For this exercise, repeat all of the material verbatim apart from its images.

■ SUPPLIED MATERIAL
--- START ---

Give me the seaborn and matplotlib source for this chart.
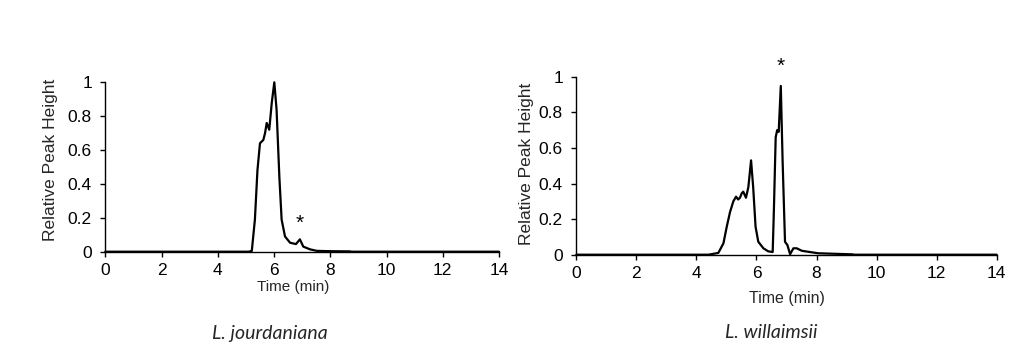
import matplotlib
matplotlib.use("Agg")
import matplotlib.pyplot as plt
import seaborn as sns
import pandas as pd

# ---- data ----
left_time = [0, 5.1, 5.21, 5.32, 5.41, 5.50, 5.62, 5.68, 5.74, 5.83, 5.92, 6.01,
             6.09, 6.19, 6.27, 6.39, 6.57, 6.78, 6.92, 7.04, 7.28, 7.52, 8.0, 8.7, 8.75, 14]
left_value = [0, 0, 0.005, 0.19, 0.48, 0.64, 0.66, 0.70, 0.76, 0.72, 0.88, 1.0,
              0.84, 0.44, 0.19, 0.09, 0.053, 0.045, 0.073, 0.03, 0.014, 0.005, 0.003, 0.002, 0, 0]

right_time = [0, 4.40, 4.73, 4.90, 5.01, 5.12, 5.23, 5.32, 5.39, 5.45, 5.51, 5.56,
              5.65, 5.73, 5.82, 5.89, 5.97, 6.06, 6.23, 6.39, 6.54, 6.58, 6.64,
              6.69, 6.74, 6.81, 6.87, 6.95, 7.03, 7.12, 7.23, 7.34, 7.51, 7.78,
              8.06, 9.2, 9.25, 14]
right_value = [0, 0, 0.01, 0.064, 0.157, 0.24, 0.30, 0.326, 0.31, 0.32, 0.345, 0.354,
               0.32, 0.38, 0.53, 0.38, 0.157, 0.073, 0.036, 0.019, 0.015, 0.25, 0.66,
               0.70, 0.69, 0.948, 0.53, 0.073, 0.054, 0.003, 0.036, 0.036, 0.022, 0.015,
               0.008, 0.002, 0, 0]

species = ["L. jourdaniana", "L. willaimsii"]
x_ticks = [0, 2, 4, 6, 8, 10, 12, 14]
y_ticks = [0, 0.2, 0.4, 0.6, 0.8, 1]
y_tick_labels = ["0", "0.2", "0.4", "0.6", "0.8", "1"]
x_label = "Time (min)"
y_label = "Relative Peak Height"
left_star = (6.9, 0.17)
right_star = (6.82, 1.06)

sns.set_style("ticks")
plt.rcParams['font.family'] = ['Liberation Sans', 'DejaVu Sans']

fig = plt.figure(figsize=(10.21, 3.49), dpi=100)
W, H = 1021, 349

def px_axes(l, r, t, b):
    return [l / W, 1 - b / H, (r - l) / W, (b - t) / H]

ax1 = fig.add_axes(px_axes(105.3, 499.0, 82.3, 251.7))
ax2 = fig.add_axes(px_axes(576.3, 996.7, 76.7, 254.7))

dfl = pd.DataFrame({"t": left_time, "v": left_value})
dfr = pd.DataFrame({"t": right_time, "v": right_value})

sns.lineplot(data=dfl, x="t", y="v", ax=ax1, color="black", linewidth=1.6,
             sort=False, estimator=None)
sns.lineplot(data=dfr, x="t", y="v", ax=ax2, color="black", linewidth=1.6,
             sort=False, estimator=None)

for ax in (ax1, ax2):
    ax.set_xlim(0, 14)
    ax.set_ylim(0, 1)
    ax.set_xticks(x_ticks)
    ax.set_xticklabels([str(t) for t in x_ticks])
    ax.set_yticks(y_ticks)
    ax.set_yticklabels(y_tick_labels)
    for s in ("top", "right"):
        ax.spines[s].set_visible(False)
    for s in ("left", "bottom"):
        ax.spines[s].set_color("black")
        ax.spines[s].set_linewidth(1.0)
    ax.tick_params(axis="both", colors="black", labelsize=12.5, length=3.6, width=1.0,
                   direction="out")
    ax.tick_params(axis="y", pad=6)
    ax.tick_params(axis="x", pad=4.5)
    for line in ax.get_lines():
        line.set_clip_on(False)
        line.set_solid_joinstyle("round")
    ax.set_facecolor("white")

ax1.set_xlabel(x_label, fontsize=11)
ax1.xaxis.set_label_coords((293 - 105.3) / (499 - 105.3), -(286.7 - 251.7) / (251.7 - 82.3))
ax1.set_ylabel(y_label, fontsize=12.5)
ax1.yaxis.set_label_coords((50 - 105.3) / (499 - 105.3), (251.7 - 160) / (251.7 - 82.3))

ax2.set_xlabel(x_label, fontsize=11.5)
ax2.xaxis.set_label_coords(0.5, -(299 - 254.7) / (254.7 - 76.7))
ax2.set_ylabel(y_label, fontsize=12.5)
ax2.yaxis.set_label_coords((526 - 576.3) / (996.7 - 576.3), (254.7 - 164) / (254.7 - 76.7))

for lab in (ax1.xaxis.label, ax2.xaxis.label, ax1.yaxis.label, ax2.yaxis.label):
    lab.set_va("center")
    lab.set_ha("center")

ax1.text(left_star[0], left_star[1], "*", ha="center", va="center", fontsize=15,
         color="black")
ax2.text(right_star[0], right_star[1], "*", ha="center", va="center", fontsize=15,
         color="black", clip_on=False)

fig.text(270 / W, 1 - 333 / H, species[0], ha="center", va="center",
         fontsize=14, style="italic", family=["Lato", "DejaVu Sans"])
fig.text(771 / W, 1 - 333 / H, species[1], ha="center", va="center",
         fontsize=14, style="italic", family=["Lato", "DejaVu Sans"])

fig.savefig("out.png", dpi=100, facecolor="white")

--- END ---

■ COMPLETE OUTPUT
Give me the seaborn and matplotlib source for this chart.
import matplotlib
matplotlib.use("Agg")
import matplotlib.pyplot as plt
import seaborn as sns
import pandas as pd

# ---- data ----
left_time = [0, 5.1, 5.21, 5.32, 5.41, 5.50, 5.62, 5.68, 5.74, 5.83, 5.92, 6.01,
             6.09, 6.19, 6.27, 6.39, 6.57, 6.78, 6.92, 7.04, 7.28, 7.52, 8.0, 8.7, 8.75, 14]
left_value = [0, 0, 0.005, 0.19, 0.48, 0.64, 0.66, 0.70, 0.76, 0.72, 0.88, 1.0,
              0.84, 0.44, 0.19, 0.09, 0.053, 0.045, 0.073, 0.03, 0.014, 0.005, 0.003, 0.002, 0, 0]

right_time = [0, 4.40, 4.73, 4.90, 5.01, 5.12, 5.23, 5.32, 5.39, 5.45, 5.51, 5.56,
              5.65, 5.73, 5.82, 5.89, 5.97, 6.06, 6.23, 6.39, 6.54, 6.58, 6.64,
              6.69, 6.74, 6.81, 6.87, 6.95, 7.03, 7.12, 7.23, 7.34, 7.51, 7.78,
              8.06, 9.2, 9.25, 14]
right_value = [0, 0, 0.01, 0.064, 0.157, 0.24, 0.30, 0.326, 0.31, 0.32, 0.345, 0.354,
               0.32, 0.38, 0.53, 0.38, 0.157, 0.073, 0.036, 0.019, 0.015, 0.25, 0.66,
               0.70, 0.69, 0.948, 0.53, 0.073, 0.054, 0.003, 0.036, 0.036, 0.022, 0.015,
               0.008, 0.002, 0, 0]

species = ["L. jourdaniana", "L. willaimsii"]
x_ticks = [0, 2, 4, 6, 8, 10, 12, 14]
y_ticks = [0, 0.2, 0.4, 0.6, 0.8, 1]
y_tick_labels = ["0", "0.2", "0.4", "0.6", "0.8", "1"]
x_label = "Time (min)"
y_label = "Relative Peak Height"
left_star = (6.9, 0.17)
right_star = (6.82, 1.06)

sns.set_style("ticks")
plt.rcParams['font.family'] = ['Liberation Sans', 'DejaVu Sans']

fig = plt.figure(figsize=(10.21, 3.49), dpi=100)
W, H = 1021, 349

def px_axes(l, r, t, b):
    return [l / W, 1 - b / H, (r - l) / W, (b - t) / H]

ax1 = fig.add_axes(px_axes(105.3, 499.0, 82.3, 251.7))
ax2 = fig.add_axes(px_axes(576.3, 996.7, 76.7, 254.7))

dfl = pd.DataFrame({"t": left_time, "v": left_value})
dfr = pd.DataFrame({"t": right_time, "v": right_value})

sns.lineplot(data=dfl, x="t", y="v", ax=ax1, color="black", linewidth=1.6,
             sort=False, estimator=None)
sns.lineplot(data=dfr, x="t", y="v", ax=ax2, color="black", linewidth=1.6,
             sort=False, estimator=None)

for ax in (ax1, ax2):
    ax.set_xlim(0, 14)
    ax.set_ylim(0, 1)
    ax.set_xticks(x_ticks)
    ax.set_xticklabels([str(t) for t in x_ticks])
    ax.set_yticks(y_ticks)
    ax.set_yticklabels(y_tick_labels)
    for s in ("top", "right"):
        ax.spines[s].set_visible(False)
    for s in ("left", "bottom"):
        ax.spines[s].set_color("black")
        ax.spines[s].set_linewidth(1.0)
    ax.tick_params(axis="both", colors="black", labelsize=12.5, length=3.6, width=1.0,
                   direction="out")
    ax.tick_params(axis="y", pad=6)
    ax.tick_params(axis="x", pad=4.5)
    for line in ax.get_lines():
        line.set_clip_on(False)
        line.set_solid_joinstyle("round")
    ax.set_facecolor("white")

ax1.set_xlabel(x_label, fontsize=11)
ax1.xaxis.set_label_coords((293 - 105.3) / (499 - 105.3), -(286.7 - 251.7) / (251.7 - 82.3))
ax1.set_ylabel(y_label, fontsize=12.5)
ax1.yaxis.set_label_coords((50 - 105.3) / (499 - 105.3), (251.7 - 160) / (251.7 - 82.3))

ax2.set_xlabel(x_label, fontsize=11.5)
ax2.xaxis.set_label_coords(0.5, -(299 - 254.7) / (254.7 - 76.7))
ax2.set_ylabel(y_label, fontsize=12.5)
ax2.yaxis.set_label_coords((526 - 576.3) / (996.7 - 576.3), (254.7 - 164) / (254.7 - 76.7))

for lab in (ax1.xaxis.label, ax2.xaxis.label, ax1.yaxis.label, ax2.yaxis.label):
    lab.set_va("center")
    lab.set_ha("center")

ax1.text(left_star[0], left_star[1], "*", ha="center", va="center", fontsize=15,
         color="black")
ax2.text(right_star[0], right_star[1], "*", ha="center", va="center", fontsize=15,
         color="black", clip_on=False)

fig.text(270 / W, 1 - 333 / H, species[0], ha="center", va="center",
         fontsize=14, style="italic", family=["Lato", "DejaVu Sans"])
fig.text(771 / W, 1 - 333 / H, species[1], ha="center", va="center",
         fontsize=14, style="italic", family=["Lato", "DejaVu Sans"])

fig.savefig("out.png", dpi=100, facecolor="white")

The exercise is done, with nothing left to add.